After growing up on a dairy farm in Otorohanga, Zach recognised the opportunity in agriculture very early, both on and off farm.
He graduated from the University of Waikato with a Bachelor of Management Studies majoring in Finance and Strategic Management, as well as also completing a New Zealand Diploma in Business, adding financial and business disciplines to his farming knowledge.
After graduating he held previous roles in public trading and finance at Fonterra in the office of the chief financial officer. He subsequently made the move to DairyNZ as an economist and followed that with an inaugural corporate support role to the chief executive before joining Happy Valley Milk, Otorohanga.
He describes Laura, who has a background in accounting and analysis, including as a former Fonterra accountant, as “someone who shared my passion for agriculture with a clear understanding of the discipline and work ethic it would take to progress through the sector and achieve our ambitious goals.”
She currently works as an agri-business banker at Rabobank. The couple also 50:50 sharemilk on a dairy farm near Otorohanga milking 285 jersey cows on 105 effective hectares, producing about 100,000kgMS on a long-term 16 hour and once a day system, with a manager handling the day-to-day workload.
This production achieves over 90% of the cows’ liveweight in milk solids, but these figures don’t explain the real story of the farm’s profitability.
“That in itself without relevant context doesn’t mean much; we outperform the national average of approximately 80% with far less time spent in the shed,” Zach says.
His experience in analysing countless farm financials has shown that, when balanced appropriately with costs, moderating instead of maximising production can often equate to higher profitability.
The couple’s own farm working expenses, including the cost of the manager are $1.96; when Zach worked on the farm himself it was $1.26.
“Last season we were one of the most profitable Waikato sharemilkers in DairyNZ’s benchmarking system, Dairybase.”
Despite their qualifications and work experience, running a profitable dairy farm is not rocket science and much of the resources needed are available to anyone through the likes of DairyNZ, Zach says.
“We follow much of the research coming out of DairyNZ and use it to challenge our own system and implement where possible to drive our business forward.”
One of the greatest indirect costs in a dairy business is the empty rate in a herd, he says. The five-year average empty rate in their own herd is just 5%, while rates of 15% or higher are commonly reported.
In a 300 cow herd this would represent a $27,000 loss, not including the ongoing cost of carrying through additional replacements.
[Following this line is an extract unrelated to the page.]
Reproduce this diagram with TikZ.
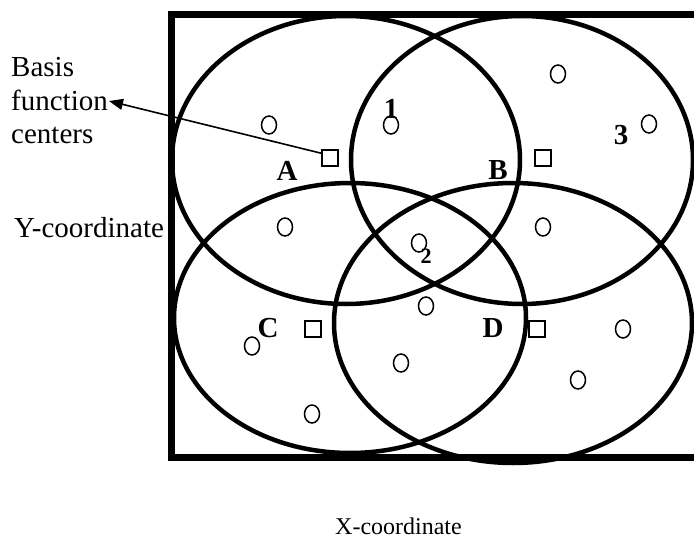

Laura attributes the low empty rate to the strategy of balancing production along with an input minus output system mentality which aims to improve cow condition, mitigate stress, reduce walking distances and eliminate lameness.
Zach and Laura’s primarily jersey herd received the full benefit from the changes in how breeding worth is calculated this year with the differential spread between jersey and friesian
. The new fat price calculation has injected an additional 6c/kgMS into the farm and is set to go higher, along with a future A2 premium, a trait their jerseys carry more so than other breeds.
The couple are now in a process of transition, having bought another jersey herd for next season to sharemilk a new property, also in Otorohanga within 20 minutes of where they currently are.